105-317.1.  Appraisal of personal property; elements to be considered.

(a)        Whenever any personal property is appraised it shall be the duty of the persons making appraisals to consider the following as to each item (or lot of similar items):

(1)        The replacement cost of the property;

(2)        The sale price of similar property;

(3)        The age of the property;

(4)        The physical condition of the property;

(5)        The productivity of the property;

(6)        The remaining life of the property;

(7)        The effect of obsolescence on the property;

(8)        The economic utility of the property, that is, its usability and adaptability for industrial, commercial, or other purposes; and

(9)        Any other factor that may affect the value of the property.

(b)        In determining the true value of taxable tangible personal property held and used in connection with the mercantile, manufacturing, producing, processing, or other business enterprise of any taxpayer, the persons making the appraisal shall consider any information as reflected by the taxpayer's records and as reported by the taxpayer to the North Carolina Department of Revenue and to the Internal Revenue Service for income tax purposes, taking into account the accuracy of the taxpayer's records, the taxpayer's method of accounting, and the level of trade at which the taxpayer does business.

(c)        A taxpayer who owns personal property taxable in the county may appeal the value, situs, or taxability of the property within 30 days after the date of the initial notice of value.
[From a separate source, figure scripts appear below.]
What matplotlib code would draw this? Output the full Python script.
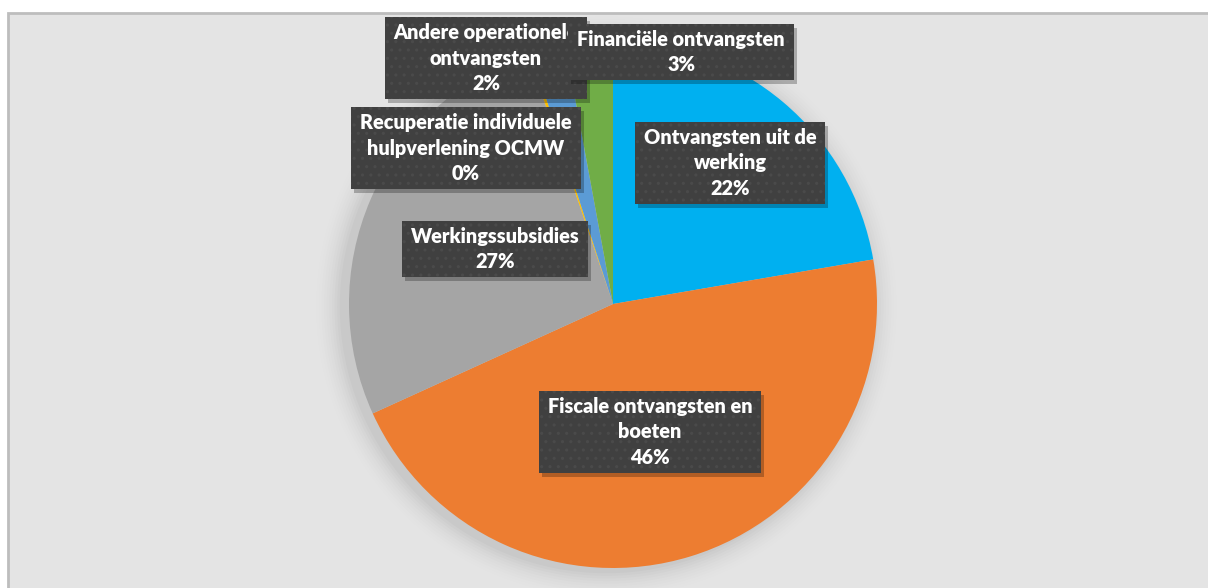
import numpy as np
import matplotlib.pyplot as plt
import matplotlib.transforms as mtransforms
from matplotlib.patches import Rectangle, Circle

# slice data, clockwise from 12 o'clock
labels = ['Ontvangsten uit de\nwerking', 'Fiscale ontvangsten en\nboeten', 'Werkingssubsidies',
          'Recuperatie individuele\nhulpverlening OCMW', 'Andere operationele\nontvangsten',
          'Financiële ontvangsten']
values = [22.3, 45.9, 26.6, 0.2, 2.1, 2.9]
colors = ['#00B0F0', '#ED7D31', '#A5A5A5', '#FFC000', '#5B9BD5', '#70AD47']
# label box centres in pixels (x, y from top)
label_px = [(730, 163), (650, 432), (495, 249), (466, 148), (486, 58), (681, 52)]
label_z = [5, 5, 5, 5, 5, 8]

W, H = 1208, 588
cx, cy, r = 613, 304, 264

plt.rcParams['hatch.linewidth'] = 1.1

fig = plt.figure(figsize=(W / 100, H / 100), dpi=100)
fig.patch.set_facecolor('white')
fig.patches.append(Rectangle((8 / W, -0.1), 1.2, (H - 13) / H + 0.1, transform=fig.transFigure,
                             facecolor='#E4E4E4', edgecolor='#BDBDBD', linewidth=2, zorder=-5))

ax = fig.add_axes([(cx - r) / W, (H - cy - r) / H, 2 * r / W, 2 * r / H])

# soft shadow around pie
for i, a in enumerate(np.linspace(0.018, 0.003, 10)):
    ax.add_patch(Circle((-0.025, -0.01), 1.0 + 0.01 * (i + 1), facecolor='black', alpha=a,
                        edgecolor='none', zorder=0, clip_on=False))

ax.pie(values, colors=colors, startangle=90, counterclock=False, radius=1,
       wedgeprops=dict(linewidth=0))
ax.set_xlim(-1, 1)
ax.set_ylim(-1, 1)
ax.axis('off')

font = ['Lato', 'DejaVu Sans']
texts = []
for lab, v, (px, py), z in zip(labels, values, label_px, label_z):
    x = (px - cx) / r
    y = (cy - py) / r
    txt = f'{lab}\n{round(v):d}%'
    t = ax.text(x, y, txt, ha='center', va='center', fontsize=14.3, fontweight='heavy',
                family=font, color='white', zorder=z + 0.5, linespacing=1.4, clip_on=False)
    texts.append((t, z))

# label boxes with drop shadow, sized around the text
fig.canvas.draw()
ident = mtransforms.IdentityTransform()
padx, pady = 9, 6
for t, z in texts:
    bb = t.get_window_extent()
    x0, y0 = bb.x0 - padx, bb.y0 - pady
    w, h = bb.width + 2 * padx, bb.height + 2 * pady
    ax.add_patch(Rectangle((x0 + 3, y0 - 4), w, h, transform=ident, facecolor='black',
                           alpha=0.25, edgecolor='none', zorder=z - 0.5, clip_on=False))
    ax.add_patch(Rectangle((x0, y0), w, h, transform=ident, facecolor='#404040',
                           edgecolor='#4A4A4A', hatch='..', linewidth=0, zorder=z,
                           clip_on=False))

fig.savefig('out.png', dpi=100)
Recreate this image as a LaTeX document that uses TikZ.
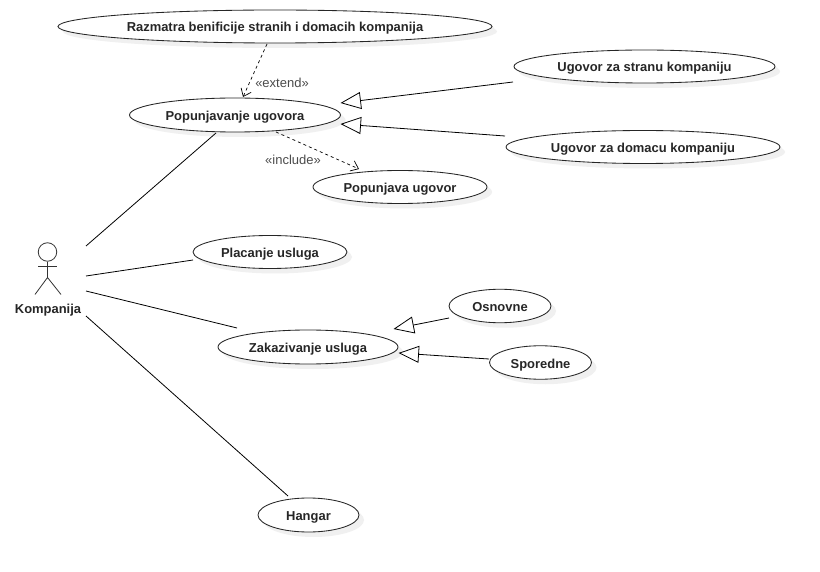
\documentclass[tikz,border=0pt]{standalone}
\usepackage{fontspec}
\setmainfont{Liberation Sans}
\usetikzlibrary{shapes.geometric,arrows.meta,shadows}
\tikzset{
  x=1pt,y=-1pt,
  usecase/.style={ellipse,draw=black!85,line width=0.85pt,fill=white,inner sep=0pt,
    font=\fontsize{12.95}{14}\selectfont\bfseries,text=black!85,text height=11pt,text depth=0pt,
    double copy shadow={shadow xshift=2.5pt,shadow yshift=-2.5pt,opacity=1,fill=black!6,draw=none}},
  assoc/.style={draw=black,line width=0.8pt},
  gener/.style={draw=black,line width=0.8pt,-{Triangle[open,length=20.5pt,width=17pt,fill=white]}},
  dep/.style={draw=black,line width=0.7pt,dashed,dash pattern=on 3pt off 3pt,-{Straight Barb[length=7pt,width=11pt]}},
  stereo/.style={font=\fontsize{13}{14}\selectfont,text=black!70,inner sep=0pt},
  actorlabel/.style={font=\fontsize{12.95}{14}\selectfont\bfseries,text=black!85,inner sep=0pt},
  actorline/.style={draw=black!80,line width=0.8pt}
}
\begin{document}
\begin{tikzpicture}
\useasboundingbox (0,0) rectangle (820,572);
\fill[white] (0,0) rectangle (820,572);
\node[usecase,minimum width=434pt,minimum height=33pt] (raz) at (275,26.5) {Razmatra benificije stranih i domacih kompanija};
\node[usecase,minimum width=211pt,minimum height=34pt] (pop) at (235,115) {Popunjavanje ugovora};
\node[usecase,minimum width=174pt,minimum height=33pt] (pu) at (400,187) {Popunjava ugovor};
\node[usecase,minimum width=261pt,minimum height=33pt] (us) at (644.5,66.5) {Ugovor za stranu kompaniju};
\node[usecase,minimum width=274pt,minimum height=33pt] (ud) at (643,147) {Ugovor za domacu kompaniju};
\node[usecase,minimum width=154pt,minimum height=33pt] (pl) at (270,252) {Placanje usluga};
\node[usecase,minimum width=180pt,minimum height=34pt] (za) at (308,347) {Zakazivanje usluga};
\node[usecase,minimum width=102pt,minimum height=33.5pt] (os) at (500,306) {Osnovne};
\node[usecase,minimum width=102pt,minimum height=33.5pt] (sp) at (540.5,362.5) {Sporedne};
\node[usecase,minimum width=101pt,minimum height=34pt] (ha) at (308.5,515) {Hangar};
% actor
\node[circle,actorline,minimum size=18.5pt,inner sep=0pt] (head) at (47.5,252) {};
\coordinate (hip) at (47.5,277.5);
\coordinate (armL) at (38,266.5);
\coordinate (armR) at (57,266.5);
\coordinate (legL) at (35,294.5);
\coordinate (legR) at (61,294.5);
\draw[actorline] (head.south) -- (hip);
\draw[actorline] (armL) -- (armR);
\draw[actorline] (legL) -- (hip) -- (legR);
\node[actorlabel] (act) at (48,309.7) {Kompanija};
% association ends
\coordinate (a1) at (86,246); \coordinate (e1) at (216,133);
\coordinate (a2) at (86,276); \coordinate (e2) at (193,260);
\coordinate (a3) at (86,291); \coordinate (e3) at (237,328);
\coordinate (a4) at (86,316); \coordinate (e4) at (288,496);
\draw[assoc] (a1) -- (e1);
\draw[assoc] (a2) -- (e2);
\draw[assoc] (a3) -- (e3);
\draw[assoc] (a4) -- (e4);
% generalisations
\coordinate (g1s) at (513,82);  \coordinate (g1t) at (340.5,103);
\coordinate (g2s) at (505,136); \coordinate (g2t) at (340.5,124);
\coordinate (g3s) at (449,318); \coordinate (g3t) at (393.5,329);
\coordinate (g4s) at (489,359); \coordinate (g4t) at (398.5,353);
\draw[gener] (g1s) -- (g1t);
\draw[gener] (g2s) -- (g2t);
\draw[gener] (g3s) -- (g3t);
\draw[gener] (g4s) -- (g4t);
% dependencies
\coordinate (d1s) at (267,44);  \coordinate (d1t) at (243,97);
\coordinate (d2s) at (276,132); \coordinate (d2t) at (359,169);
\draw[dep] (d1s) -- (d1t);
\draw[dep] (d2s) -- (d2t);
\node[stereo] (ext) at (282,83) {«extend»};
\node[stereo] (inc) at (293,160) {«include»};
\end{tikzpicture}
\end{document}
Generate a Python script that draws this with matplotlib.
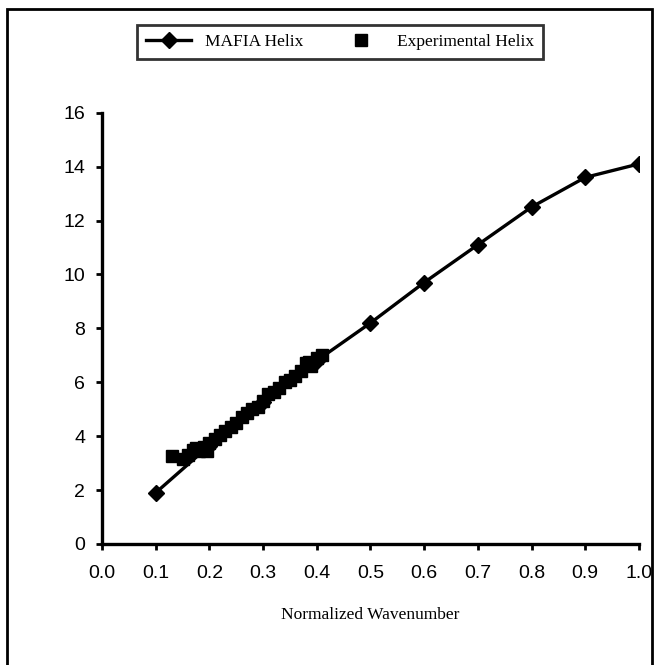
import matplotlib.pyplot as plt
from matplotlib.patches import Rectangle

# MAFIA simulation of the helix
mafia_k = [0.1, 0.2, 0.3, 0.4, 0.5, 0.6, 0.7, 0.8, 0.9, 1.0]
mafia_f = [1.9, 3.65, 5.25, 6.8, 8.2, 9.7, 11.1, 12.5, 13.6, 14.1]

# measured helix
exp_k = [0.13, 0.15, 0.16, 0.17, 0.175, 0.18, 0.19, 0.195, 0.20, 0.21,
         0.22, 0.23, 0.24, 0.25, 0.26, 0.27, 0.28, 0.29, 0.30, 0.31,
         0.32, 0.33, 0.34, 0.35, 0.36, 0.37, 0.38, 0.385, 0.39, 0.40, 0.41]
exp_f = [3.25, 3.15, 3.3, 3.5, 3.55, 3.45, 3.6, 3.45, 3.75, 3.9,
         4.05, 4.2, 4.35, 4.5, 4.7, 4.85, 5.0, 5.1, 5.3, 5.55,
         5.65, 5.8, 6.0, 6.1, 6.25, 6.4, 6.7, 6.75, 6.6, 6.9, 7.0]

x_ticks = [0.0, 0.1, 0.2, 0.3, 0.4, 0.5, 0.6, 0.7, 0.8, 0.9, 1.0]
y_ticks = [0, 2, 4, 6, 8, 10, 12, 14, 16]

fig = plt.figure(figsize=(6.58, 6.65), dpi=100)
ax = fig.add_axes([0.155, 0.182, 0.816, 0.6485])

ax.plot(mafia_k, mafia_f, color='black', linewidth=2.4, marker='D',
        markersize=8, solid_joinstyle='round', label='MAFIA Helix', zorder=3)
ax.plot(exp_k, exp_f, linestyle='none', color='black', marker='s',
        markersize=9, label='Experimental Helix', zorder=4)

ax.set_xlim(0, 1.0)
ax.set_ylim(0, 16)
ax.set_xticks(x_ticks)
ax.set_xticklabels([f'{v:.1f}' for v in x_ticks])
ax.set_yticks(y_ticks)

for side in ['top', 'right']:
    ax.spines[side].set_visible(False)
for side in ['left', 'bottom']:
    ax.spines[side].set_linewidth(2.4)

ax.tick_params(axis='both', direction='out', length=4, width=2,
               labelsize=14, labelfontfamily='Liberation Sans')
ax.tick_params(axis='x', pad=11)
ax.tick_params(axis='y', pad=8)

ax.set_xlabel('Normalized Wavenumber', fontsize=12.5, family='Liberation Serif',
              labelpad=18)

leg = fig.legend(loc='center', bbox_to_anchor=(0.517, 0.9365), ncol=2,
                 prop={'family': 'Liberation Serif', 'size': 12.5},
                 frameon=True, fancybox=False, edgecolor='black',
                 handlelength=2.6, columnspacing=2.0, borderpad=0.5)
leg.get_frame().set_linewidth(2)

# outer frame around the whole chart
fig.patches.append(Rectangle((7 / 658, -0.02), 645 / 658, 1 - 9 / 665 + 0.02,
                             transform=fig.transFigure, fill=False,
                             edgecolor='black', linewidth=2))

fig.savefig('out.png', dpi=100)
If the assessor does not give separate written notice of the value to the taxpayer at the taxpayer's last known address, then the tax bill serves as notice of the value of the personal property. The notice must contain a statement that the taxpayer may appeal the value, situs, or taxability of the property within 30 days after the date of the notice. Upon receipt of a timely appeal, the assessor must arrange a conference with the taxpayer to afford the taxpayer the opportunity to present any evidence or argument regarding the value, situs, or taxability of the property. Within 30 days after the conference, the assessor must give written notice to the taxpayer of the assessor's final decision. Written notice of the decision is not required if the taxpayer signs an agreement accepting the value, situs, or taxability of the property. If an agreement is not reached, the taxpayer has 30 days from the date of the notice of the assessor's final decision to request review of that decision by the board of equalization and review or, if that board is not in session, by the board of county commissioners. Unless the request for review is given at the conference, it must be made in writing to the assessor. Upon receipt of a timely request for review, the provisions of G.S. 105-322 or G.S. 105-325, as appropriate, must be followed. (1971, c. 806, s. 1; 1987, c. 813, s. 15; 2002-156, s. 2.)

 

105-317.2.  Report on transfers of real property.

To facilitate the accurate appraisal of real property for taxation, the information listed in this section must be included in each deed conveying property. The following information is required:

(1)        The name of each grantor and grantee and the mailing address of each grantor and grantee.

(2)        A statement whether the property includes the primary residence of a grantor.

Failure to comply with this section does not affect the validity of a duly recorded deed. This section does not apply to deeds of trust, deeds of release, or similar instruments.  (2009-454, s. 1.)